[start]

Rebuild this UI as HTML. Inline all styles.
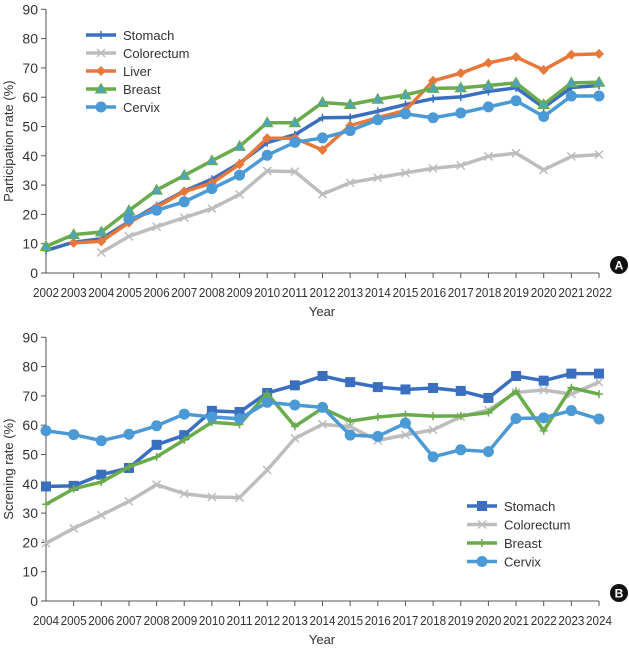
<!DOCTYPE html>
<html><head><meta charset="utf-8"><style>
html,body{margin:0;padding:0;background:#fff;}
svg{display:block;font-family:"Liberation Sans",sans-serif;}
</style></head><body>
<svg id="chart" width="629" height="649" viewBox="0 0 629 649"></svg>
<script>
const yearsA = [2002,2003,2004,2005,2006,2007,2008,2009,2010,2011,2012,2013,2014,2015,2016,2017,2018,2019,2020,2021,2022];
const stomachA = [7.7,10.5,11.7,17.5,23,28,32,37.5,44.5,47.2,53,53.1,55.2,57.5,59.5,60.1,62,63.2,56.5,63.3,64];
const colorectumA = [null,null,7,12.5,15.8,18.9,22,26.8,34.8,34.6,26.9,30.8,32.5,34.2,35.7,36.7,39.8,40.9,35.2,39.8,40.4];
const liverA = [null,10.3,10.8,17.2,22.5,27.8,30.7,37.1,46,46,42,50.3,53,55.5,65.6,68.2,71.7,73.7,69.3,74.5,74.8];
const breastA = [9.1,13.1,14,21.3,28.3,33.3,38.3,43.2,51.3,51.3,58.2,57.5,59.3,60.8,63,63.2,64,64.9,57.5,64.9,65.1];
const cervixA = [null,null,null,18.4,21.4,24.3,28.8,33.4,40.2,44.6,46.1,48.6,52.3,54.3,53,54.6,56.7,58.8,53.4,60.4,60.4];
const yearsB = [2004,2005,2006,2007,2008,2009,2010,2011,2012,2013,2014,2015,2016,2017,2018,2019,2020,2021,2022,2023,2024];
const stomachB = [39.1,39.3,43.1,45.4,53.3,56.6,64.9,64.5,71,73.6,76.8,74.7,73,72.2,72.7,71.7,69.3,76.8,75.2,77.6,77.6];
const colorectumB = [19.7,24.8,29.3,34,39.7,36.6,35.5,35.3,44.7,55.5,60.3,59.5,54.8,56.7,58.4,62.9,65.2,71.2,72,70.6,74.7];
const breastB = [33,38.3,40.6,45.8,49.2,55,61,60.3,70.8,59.6,65.8,61.4,62.8,63.6,63.1,63.2,64.3,71.6,58.1,72.8,70.6];
const cervixB = [58.1,56.8,54.7,56.9,59.8,63.8,62.8,62.2,67.8,66.9,66.1,56.6,56.2,60.7,49.2,51.6,51,62.3,62.5,65,62.1];
const yTicks = [0,10,20,30,40,50,60,70,80,90];

const C = {stomach:'#3a6fc0',colorectum:'#bdbdbd',liver:'#e8773a',breast:'#6aab4c',cervix:'#4b9ad6'};
const svg = document.getElementById('chart');
const NS = 'http://www.w3.org/2000/svg';
function el(tag, attrs, parent){const e=document.createElementNS(NS,tag);for(const k in attrs)e.setAttribute(k,attrs[k]);(parent||svg).appendChild(e);return e;}

function marker(g,type,x,y,color){
  let m;
  if(type==='plus'){m=el('path',{d:`M${x-4},${y}H${x+4}M${x},${y-4}V${y+4}`,stroke:color,'stroke-width':1.5},g);}
  else if(type==='x'){m=el('path',{d:`M${x-4},${y-4}L${x+4},${y+4}M${x-4},${y+4}L${x+4},${y-4}`,stroke:color,'stroke-width':1.5},g);}
  else if(type==='diamond'){m=el('path',{d:`M${x},${y-5}L${x+5},${y}L${x},${y+5}L${x-5},${y}Z`,fill:color},g);}
  else if(type==='tri'){m=el('path',{d:`M${x},${y-5.5}L${x+5.5},${y+4}L${x-5.5},${y+4}Z`,fill:'#4ea5b8',stroke:color,'stroke-width':1},g);}
  else if(type==='circle'){m=el('circle',{cx:x,cy:y,r:5.5,fill:color},g);}
  else if(type==='square'){m=el('rect',{x:x-5,y:y-5,width:10,height:10,fill:color},g);}
  
  
}

function panel(cfg){
  const {years,series,y0,x0,x1,letter,ytitle,legend,name}=cfg;
  const g=el('g',{});
  
  
  const yPer=29.3;
  const X=i=>x0+(x1-x0)*i/(years.length-1);
  const Y=v=>y0-v*yPer/10;
  const ax=el('path',{d:`M${x0},${Y(90)}V${y0}H${x1}`,stroke:'#555',fill:'none','stroke-width':1},g);
  
  
  yTicks.forEach(t=>{
    el('line',{x1:x0-5,x2:x0,y1:Y(t),y2:Y(t),stroke:'#555'},g);
    const tx=el('text',{x:x0-8,y:Y(t)+5,'text-anchor':'end','font-size':14,fill:'#333'},g);
    tx.textContent=t;
    
    
  });
  years.forEach((yr,i)=>{
    if(i>0) el('line',{x1:X(i),x2:X(i),y1:y0,y2:y0+5,stroke:'#555'},g);
    const tx=el('text',{x:X(i),y:y0+24,'text-anchor':'middle','font-size':13,fill:'#333',textLength:26,lengthAdjust:'spacingAndGlyphs'},g);
    tx.textContent=yr;
    
    
  });
  const yt=el('text',{transform:`translate(13,${(Y(90)+y0)/2}) rotate(-90)`,'text-anchor':'middle','font-size':13,fill:'#333'},g);
  yt.textContent=ytitle;
  
  
  const xt=el('text',{x:322,y:y0+43,'text-anchor':'middle','font-size':13,fill:'#333'},g);
  xt.textContent='Year';
  
  
  const badge=el('circle',{cx:619,cy:y0-8,r:9,fill:'#111'},g);
  
  
  const bt=el('text',{x:619,y:y0-3.5,'text-anchor':'middle','font-size':12,'font-weight':'bold',fill:'#fff'},g);
  bt.textContent=letter;
  
  
  series.forEach(s=>{
    const sg=el('g',{},g);
    
    
    let d='';
    s.data.forEach((v,i)=>{if(v==null)return;d+=(d?'L':'M')+X(i)+','+Y(v);});
    el('path',{d,stroke:s.color,'stroke-width':3.5,fill:'none','stroke-linejoin':'round'},sg);
    s.data.forEach((v,i)=>{if(v!=null)marker(sg,s.mk,X(i),Y(v),s.color);});
  });
  series.forEach((s,i)=>{
    const lg=el('g',{},g);
    
    
    const ly=legend.y+i*legend.dy;
    el('line',{x1:legend.x,x2:legend.x+30,y1:ly,y2:ly,stroke:s.color,'stroke-width':3.5},lg);
    marker(lg,s.mk,legend.x+15,ly,s.color);
    const t=el('text',{x:legend.x+37,y:ly+5,'font-size':13,fill:'#333'},lg);
    t.textContent=s.label;
  });
}

panel({name:'panel-a-participation',years:yearsA,x0:46,x1:599,y0:273,letter:'A',ytitle:'Participation rate (%)',
  legend:{x:86,y:35,dy:18},
  series:[
    {label:'Stomach',data:stomachA,color:C.stomach,mk:'plus'},
    {label:'Colorectum',data:colorectumA,color:C.colorectum,mk:'x'},
    {label:'Liver',data:liverA,color:C.liver,mk:'diamond'},
    {label:'Breast',data:breastA,color:C.breast,mk:'tri'},
    {label:'Cervix',data:cervixA,color:C.cervix,mk:'circle'}
  ]});
panel({name:'panel-b-screening',years:yearsB,x0:46,x1:599,y0:601,letter:'B',ytitle:'Screning rate (%)',
  legend:{x:467,y:506,dy:18.5},
  series:[
    {label:'Stomach',data:stomachB,color:C.stomach,mk:'square'},
    {label:'Colorectum',data:colorectumB,color:C.colorectum,mk:'x'},
    {label:'Breast',data:breastB,color:C.breast,mk:'plus'},
    {label:'Cervix',data:cervixB,color:C.cervix,mk:'circle'}
  ]});
</script>
</body></html>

[end]

Each line of the material must be retyped exactly, except that images are omitted.

§ Solution to this problem
Rebuild this UI as HTML. Inline all styles.
<!DOCTYPE html>
<html><head><meta charset="utf-8"><style>
html,body{margin:0;padding:0;background:#fff;}
svg{display:block;font-family:"Liberation Sans",sans-serif;}
</style></head><body>
<svg id="chart" width="629" height="649" viewBox="0 0 629 649"></svg>
<script>
const yearsA = [2002,2003,2004,2005,2006,2007,2008,2009,2010,2011,2012,2013,2014,2015,2016,2017,2018,2019,2020,2021,2022];
const stomachA = [7.7,10.5,11.7,17.5,23,28,32,37.5,44.5,47.2,53,53.1,55.2,57.5,59.5,60.1,62,63.2,56.5,63.3,64];
const colorectumA = [null,null,7,12.5,15.8,18.9,22,26.8,34.8,34.6,26.9,30.8,32.5,34.2,35.7,36.7,39.8,40.9,35.2,39.8,40.4];
const liverA = [null,10.3,10.8,17.2,22.5,27.8,30.7,37.1,46,46,42,50.3,53,55.5,65.6,68.2,71.7,73.7,69.3,74.5,74.8];
const breastA = [9.1,13.1,14,21.3,28.3,33.3,38.3,43.2,51.3,51.3,58.2,57.5,59.3,60.8,63,63.2,64,64.9,57.5,64.9,65.1];
const cervixA = [null,null,null,18.4,21.4,24.3,28.8,33.4,40.2,44.6,46.1,48.6,52.3,54.3,53,54.6,56.7,58.8,53.4,60.4,60.4];
const yearsB = [2004,2005,2006,2007,2008,2009,2010,2011,2012,2013,2014,2015,2016,2017,2018,2019,2020,2021,2022,2023,2024];
const stomachB = [39.1,39.3,43.1,45.4,53.3,56.6,64.9,64.5,71,73.6,76.8,74.7,73,72.2,72.7,71.7,69.3,76.8,75.2,77.6,77.6];
const colorectumB = [19.7,24.8,29.3,34,39.7,36.6,35.5,35.3,44.7,55.5,60.3,59.5,54.8,56.7,58.4,62.9,65.2,71.2,72,70.6,74.7];
const breastB = [33,38.3,40.6,45.8,49.2,55,61,60.3,70.8,59.6,65.8,61.4,62.8,63.6,63.1,63.2,64.3,71.6,58.1,72.8,70.6];
const cervixB = [58.1,56.8,54.7,56.9,59.8,63.8,62.8,62.2,67.8,66.9,66.1,56.6,56.2,60.7,49.2,51.6,51,62.3,62.5,65,62.1];
const yTicks = [0,10,20,30,40,50,60,70,80,90];

const C = {stomach:'#3a6fc0',colorectum:'#bdbdbd',liver:'#e8773a',breast:'#6aab4c',cervix:'#4b9ad6'};
const svg = document.getElementById('chart');
const NS = 'http://www.w3.org/2000/svg';
function el(tag, attrs, parent){const e=document.createElementNS(NS,tag);for(const k in attrs)e.setAttribute(k,attrs[k]);(parent||svg).appendChild(e);return e;}

function marker(g,type,x,y,color){
  let m;
  if(type==='plus'){m=el('path',{d:`M${x-4},${y}H${x+4}M${x},${y-4}V${y+4}`,stroke:color,'stroke-width':1.5},g);}
  else if(type==='x'){m=el('path',{d:`M${x-4},${y-4}L${x+4},${y+4}M${x-4},${y+4}L${x+4},${y-4}`,stroke:color,'stroke-width':1.5},g);}
  else if(type==='diamond'){m=el('path',{d:`M${x},${y-5}L${x+5},${y}L${x},${y+5}L${x-5},${y}Z`,fill:color},g);}
  else if(type==='tri'){m=el('path',{d:`M${x},${y-5.5}L${x+5.5},${y+4}L${x-5.5},${y+4}Z`,fill:'#4ea5b8',stroke:color,'stroke-width':1},g);}
  else if(type==='circle'){m=el('circle',{cx:x,cy:y,r:5.5,fill:color},g);}
  else if(type==='square'){m=el('rect',{x:x-5,y:y-5,width:10,height:10,fill:color},g);}
  
  
}

function panel(cfg){
  const {years,series,y0,x0,x1,letter,ytitle,legend,name}=cfg;
  const g=el('g',{});
  
  
  const yPer=29.3;
  const X=i=>x0+(x1-x0)*i/(years.length-1);
  const Y=v=>y0-v*yPer/10;
  const ax=el('path',{d:`M${x0},${Y(90)}V${y0}H${x1}`,stroke:'#555',fill:'none','stroke-width':1},g);
  
  
  yTicks.forEach(t=>{
    el('line',{x1:x0-5,x2:x0,y1:Y(t),y2:Y(t),stroke:'#555'},g);
    const tx=el('text',{x:x0-8,y:Y(t)+5,'text-anchor':'end','font-size':14,fill:'#333'},g);
    tx.textContent=t;
    
    
  });
  years.forEach((yr,i)=>{
    if(i>0) el('line',{x1:X(i),x2:X(i),y1:y0,y2:y0+5,stroke:'#555'},g);
    const tx=el('text',{x:X(i),y:y0+24,'text-anchor':'middle','font-size':13,fill:'#333',textLength:26,lengthAdjust:'spacingAndGlyphs'},g);
    tx.textContent=yr;
    
    
  });
  const yt=el('text',{transform:`translate(13,${(Y(90)+y0)/2}) rotate(-90)`,'text-anchor':'middle','font-size':13,fill:'#333'},g);
  yt.textContent=ytitle;
  
  
  const xt=el('text',{x:322,y:y0+43,'text-anchor':'middle','font-size':13,fill:'#333'},g);
  xt.textContent='Year';
  
  
  const badge=el('circle',{cx:619,cy:y0-8,r:9,fill:'#111'},g);
  
  
  const bt=el('text',{x:619,y:y0-3.5,'text-anchor':'middle','font-size':12,'font-weight':'bold',fill:'#fff'},g);
  bt.textContent=letter;
  
  
  series.forEach(s=>{
    const sg=el('g',{},g);
    
    
    let d='';
    s.data.forEach((v,i)=>{if(v==null)return;d+=(d?'L':'M')+X(i)+','+Y(v);});
    el('path',{d,stroke:s.color,'stroke-width':3.5,fill:'none','stroke-linejoin':'round'},sg);
    s.data.forEach((v,i)=>{if(v!=null)marker(sg,s.mk,X(i),Y(v),s.color);});
  });
  series.forEach((s,i)=>{
    const lg=el('g',{},g);
    
    
    const ly=legend.y+i*legend.dy;
    el('line',{x1:legend.x,x2:legend.x+30,y1:ly,y2:ly,stroke:s.color,'stroke-width':3.5},lg);
    marker(lg,s.mk,legend.x+15,ly,s.color);
    const t=el('text',{x:legend.x+37,y:ly+5,'font-size':13,fill:'#333'},lg);
    t.textContent=s.label;
  });
}

panel({name:'panel-a-participation',years:yearsA,x0:46,x1:599,y0:273,letter:'A',ytitle:'Participation rate (%)',
  legend:{x:86,y:35,dy:18},
  series:[
    {label:'Stomach',data:stomachA,color:C.stomach,mk:'plus'},
    {label:'Colorectum',data:colorectumA,color:C.colorectum,mk:'x'},
    {label:'Liver',data:liverA,color:C.liver,mk:'diamond'},
    {label:'Breast',data:breastA,color:C.breast,mk:'tri'},
    {label:'Cervix',data:cervixA,color:C.cervix,mk:'circle'}
  ]});
panel({name:'panel-b-screening',years:yearsB,x0:46,x1:599,y0:601,letter:'B',ytitle:'Screning rate (%)',
  legend:{x:467,y:506,dy:18.5},
  series:[
    {label:'Stomach',data:stomachB,color:C.stomach,mk:'square'},
    {label:'Colorectum',data:colorectumB,color:C.colorectum,mk:'x'},
    {label:'Breast',data:breastB,color:C.breast,mk:'plus'},
    {label:'Cervix',data:cervixB,color:C.cervix,mk:'circle'}
  ]});
</script>
</body></html>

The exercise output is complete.